Sur les frais liés au litige :

11. Le département du Val-d'Oise n'étant pas la partie perdante à l'instance, il y a lieu de rejeter les conclusions de la société DTP2I présentées au titre de l'article L. 761-1 du code de justice administrative. Dans les circonstances de l'espèce, il y a également lieu de rejeter les conclusions du département du Val-d'Oise et de la société Entreprise de Travaux Fayolle et Fils présentées sur le même fondement.

O R D O N N E :

Article 1er : La requête de la société DTP2I est rejetée.

Article 2 : Les conclusions du département du Val-d'Oise et de la société Entreprise de Travaux Fayolle et Fils présentées sur le fondement de l'article L. 761-1 du code de justice administrative sont rejetées.

Article 3 : La présente ordonnance sera notifiée à la société DTP2I, au département du Val-d'Oise, à la société Entreprise de Travaux Fayolle et Fils et à la société B A.

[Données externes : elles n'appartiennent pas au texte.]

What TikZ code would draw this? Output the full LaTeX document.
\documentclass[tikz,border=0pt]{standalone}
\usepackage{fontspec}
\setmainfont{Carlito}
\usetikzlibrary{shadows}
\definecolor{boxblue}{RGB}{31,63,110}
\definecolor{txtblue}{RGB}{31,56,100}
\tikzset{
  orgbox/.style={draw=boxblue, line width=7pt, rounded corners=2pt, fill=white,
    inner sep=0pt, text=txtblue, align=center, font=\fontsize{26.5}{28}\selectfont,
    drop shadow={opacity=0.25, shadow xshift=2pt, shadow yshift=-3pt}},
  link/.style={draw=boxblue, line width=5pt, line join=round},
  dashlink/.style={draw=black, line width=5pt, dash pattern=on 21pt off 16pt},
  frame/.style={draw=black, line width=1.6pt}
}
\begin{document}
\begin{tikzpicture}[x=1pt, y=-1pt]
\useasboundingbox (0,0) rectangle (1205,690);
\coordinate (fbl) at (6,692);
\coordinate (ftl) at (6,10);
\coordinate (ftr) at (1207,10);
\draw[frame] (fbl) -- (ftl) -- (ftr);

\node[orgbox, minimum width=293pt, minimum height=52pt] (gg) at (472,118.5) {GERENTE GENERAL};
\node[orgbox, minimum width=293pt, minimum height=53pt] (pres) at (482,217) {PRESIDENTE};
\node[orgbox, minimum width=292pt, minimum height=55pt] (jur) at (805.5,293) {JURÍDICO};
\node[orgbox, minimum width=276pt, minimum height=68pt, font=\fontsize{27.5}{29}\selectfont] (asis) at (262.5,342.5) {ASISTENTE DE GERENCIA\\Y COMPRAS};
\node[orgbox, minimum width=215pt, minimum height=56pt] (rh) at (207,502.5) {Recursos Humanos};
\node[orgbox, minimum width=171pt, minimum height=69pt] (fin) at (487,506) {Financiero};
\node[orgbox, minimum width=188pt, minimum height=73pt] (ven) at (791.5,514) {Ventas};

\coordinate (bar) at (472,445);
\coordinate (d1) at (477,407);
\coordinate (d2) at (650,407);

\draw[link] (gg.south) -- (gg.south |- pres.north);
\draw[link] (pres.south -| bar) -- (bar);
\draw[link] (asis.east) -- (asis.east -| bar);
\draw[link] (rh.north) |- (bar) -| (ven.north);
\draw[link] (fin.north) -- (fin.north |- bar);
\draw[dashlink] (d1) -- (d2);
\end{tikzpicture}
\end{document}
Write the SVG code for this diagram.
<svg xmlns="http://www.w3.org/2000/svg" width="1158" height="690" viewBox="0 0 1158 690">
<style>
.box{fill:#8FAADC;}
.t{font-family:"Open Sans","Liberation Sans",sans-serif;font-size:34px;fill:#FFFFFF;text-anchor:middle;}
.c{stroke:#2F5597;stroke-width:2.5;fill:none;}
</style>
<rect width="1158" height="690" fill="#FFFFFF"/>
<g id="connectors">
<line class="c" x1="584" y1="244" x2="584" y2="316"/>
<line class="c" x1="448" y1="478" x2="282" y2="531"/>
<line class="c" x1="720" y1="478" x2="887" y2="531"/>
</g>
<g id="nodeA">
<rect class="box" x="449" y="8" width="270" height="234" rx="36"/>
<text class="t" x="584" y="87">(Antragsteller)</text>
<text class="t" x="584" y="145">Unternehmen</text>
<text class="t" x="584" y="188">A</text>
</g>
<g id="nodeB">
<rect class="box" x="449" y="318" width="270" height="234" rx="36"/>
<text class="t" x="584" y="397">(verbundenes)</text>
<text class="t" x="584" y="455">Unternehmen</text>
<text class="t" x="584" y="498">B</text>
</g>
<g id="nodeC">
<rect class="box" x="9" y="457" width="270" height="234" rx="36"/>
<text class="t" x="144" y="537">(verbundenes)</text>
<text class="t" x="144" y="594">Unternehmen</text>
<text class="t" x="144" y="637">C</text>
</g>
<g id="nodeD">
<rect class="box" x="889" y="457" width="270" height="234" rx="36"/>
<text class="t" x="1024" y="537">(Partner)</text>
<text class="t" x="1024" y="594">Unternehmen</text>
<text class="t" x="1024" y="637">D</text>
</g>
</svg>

Fait, à Cergy-Pontoise, le 4 avril 2024.

La juge des référés,

signé

C. Oriol

La République mande et ordonne au préfet du Val-d'Oise en ce qui le concerne ou à tous commissaires de justice à ce requis en ce qui concerne les voies de droit commun contre les parties privées, de pourvoir à l'exécution de la présente décision.